About this item
An award-winning historian shows how girls who found self-understanding in the natural world became women who changed America.Harriet Tubman, forced to labor outdoors on a Maryland plantation, learned from the land a terrain for escape. Louisa May Alcott ran wild, eluding gendered expectations in New England. The Indigenous women's basketball team from Fort Shaw, Montana, recaptured a sense of pride in physical prowess as they trounced the white teams of the 1904 World's Fair. Celebrating women like these who acted on their confidence outdoors, Wild Girls brings new context to misunderstood icons like Sacagawea and Pocahontas, and to underappreciated figures like Native American activist writer Zitkála-Šá, also known as Gertrude Bonnin, farmworkers' champion Dolores Huerta, and labor and Civil Rights organizer Grace Lee Boggs.
About the Author
Tiya Miles
Tiya Miles was born and raised in Cincinnati, Ohio, where most of her family still resides. She lives in Ann Arbor, Michigan on a tree-lined street with her husband, the academic psychologist Joseph Gone, their delightful twin daughters, and spirited 6-year-old son. Tiya's first book, Ties That Bind: The Story of an Afro-Cherokee Family in Slavery and Freedom, was published by the University of California Press in 2005 and received four awards from historical, humanities, American studies, and Native American studies associations, including the Frederick Jackson Turner prize from the Organization of American Historians for the best first book in American history and recognition from the Native American and Indigenous Studies Association as one of the ten most influential books of the first decade of the twenty-first century.
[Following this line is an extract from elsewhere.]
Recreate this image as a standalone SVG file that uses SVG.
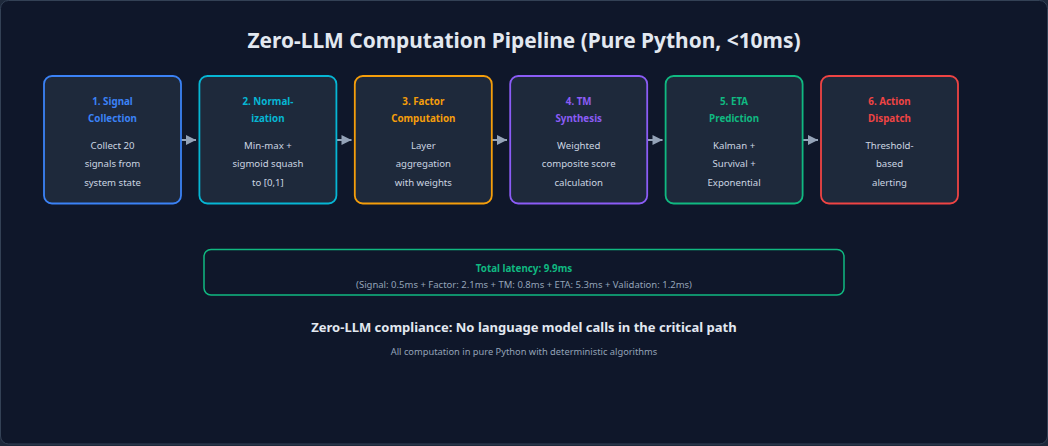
<svg xmlns="http://www.w3.org/2000/svg" width="1048" height="446" viewBox="0 0 1048 446">
<defs>
<marker id="arr" viewBox="0 0 10 10" refX="10" refY="5" markerWidth="11" markerHeight="10" markerUnits="userSpaceOnUse" orient="auto">
<path d="M0,0 L10,5 L0,10 Z" fill="#94a3b8"/>
</marker>
</defs>
<style>
text{font-family:"Noto Sans","Open Sans","Liberation Sans",sans-serif;text-anchor:middle}
.box{fill:#1e293b;stroke-width:1.8}
.t{font-size:9.8px;font-weight:700}
.b{font-size:9.6px;fill:#cbd5e1}
.conn{stroke:#94a3b8;stroke-width:2;fill:none}
</style>
<rect x="0" y="0" width="1048" height="446" fill="#1e293b"/>
<rect x="0.5" y="0.5" width="1047" height="443.5" rx="8" fill="#0f172a" stroke="#334155" stroke-width="1"/>
<text x="524" y="48" font-size="20.9" font-weight="700" fill="#e2e8f0">Zero-LLM Computation Pipeline (Pure Python, &lt;10ms)</text>
<g id="connectors">
<line class="conn" x1="181" y1="140" x2="196" y2="140" marker-end="url(#arr)"/>
<line class="conn" x1="336.5" y1="140" x2="351.5" y2="140" marker-end="url(#arr)"/>
<line class="conn" x1="492" y1="140" x2="507" y2="140" marker-end="url(#arr)"/>
<line class="conn" x1="647.5" y1="140" x2="662.5" y2="140" marker-end="url(#arr)"/>
<line class="conn" x1="803" y1="140" x2="818" y2="140" marker-end="url(#arr)"/>
</g>
<g id="node1">
<rect class="box" x="44" y="76" width="137" height="127.5" rx="8" stroke="#3b82f6"/>
<text class="t" x="112.5" y="105" fill="#3b82f6">1. Signal</text>
<text class="t" x="112.5" y="122" fill="#3b82f6">Collection</text>
<text class="b" x="112.5" y="149">Collect 20</text>
<text class="b" x="112.5" y="167">signals from</text>
<text class="b" x="112.5" y="186">system state</text>
</g>
<g id="node2">
<rect class="box" x="199.4" y="76" width="137" height="127.5" rx="8" stroke="#06b6d4"/>
<text class="t" x="267.9" y="105" fill="#06b6d4">2. Normal-</text>
<text class="t" x="267.9" y="122" fill="#06b6d4">ization</text>
<text class="b" x="267.9" y="149">Min-max +</text>
<text class="b" x="267.9" y="167">sigmoid squash</text>
<text class="b" x="267.9" y="186">to [0,1]</text>
</g>
<g id="node3">
<rect class="box" x="354.8" y="76" width="137" height="127.5" rx="8" stroke="#f59e0b"/>
<text class="t" x="423.3" y="105" fill="#f59e0b">3. Factor</text>
<text class="t" x="423.3" y="122" fill="#f59e0b">Computation</text>
<text class="b" x="423.3" y="149">Layer</text>
<text class="b" x="423.3" y="167">aggregation</text>
<text class="b" x="423.3" y="186">with weights</text>
</g>
<g id="node4">
<rect class="box" x="510.2" y="76" width="137" height="127.5" rx="8" stroke="#8b5cf6"/>
<text class="t" x="578.7" y="105" fill="#8b5cf6">4. TM</text>
<text class="t" x="578.7" y="122" fill="#8b5cf6">Synthesis</text>
<text class="b" x="578.7" y="149">Weighted</text>
<text class="b" x="578.7" y="167">composite score</text>
<text class="b" x="578.7" y="186">calculation</text>
</g>
<g id="node5">
<rect class="box" x="665.6" y="76" width="137" height="127.5" rx="8" stroke="#10b981"/>
<text class="t" x="734.1" y="105" fill="#10b981">5. ETA</text>
<text class="t" x="734.1" y="122" fill="#10b981">Prediction</text>
<text class="b" x="734.1" y="149">Kalman +</text>
<text class="b" x="734.1" y="167">Survival +</text>
<text class="b" x="734.1" y="186">Exponential</text>
</g>
<g id="node6">
<rect class="box" x="821" y="76" width="137" height="127.5" rx="8" stroke="#ef4444"/>
<text class="t" x="889.5" y="105" fill="#ef4444">6. Action</text>
<text class="t" x="889.5" y="122" fill="#ef4444">Dispatch</text>
<text class="b" x="889.5" y="149">Threshold-</text>
<text class="b" x="889.5" y="167">based</text>
<text class="b" x="889.5" y="186">alerting</text>
</g>
<g id="latency">
<rect x="204" y="249.5" width="640" height="45.5" rx="7" fill="none" stroke="#10b981" stroke-width="1.5"/>
<text class="t" x="524" y="271.5" fill="#10b981">Total latency: 9.9ms</text>
<text x="524" y="288" font-size="9.5" fill="#94a3b8">(Signal: 0.5ms + Factor: 2.1ms + TM: 0.8ms + ETA: 5.3ms + Validation: 1.2ms)</text>
</g>
<text x="524" y="332" font-size="13" font-weight="700" fill="#e2e8f0">Zero-LLM compliance: No language model calls in the critical path</text>
<text x="524" y="355" font-size="9.3" fill="#94a3b8">All computation in pure Python with deterministic algorithms</text>
</svg>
She is also the author of The House on Diamond Hill: A Cherokee Plantation Story, published by the University of North Carolina Press in 2010, which was awarded three historical book prizes including the best book award from the National Council on Public History. Miles is the co-editor, with Sharon P. Holland, of Crossing Waters, Crossing Worlds: The African Diaspora in Indian Country (2006) and has published various personal essays on race, feminism and identity as well as academic articles on women's history and black and Native interrelated experience. In 2011, she was the recipient of a MacArthur Foundation Fellowship.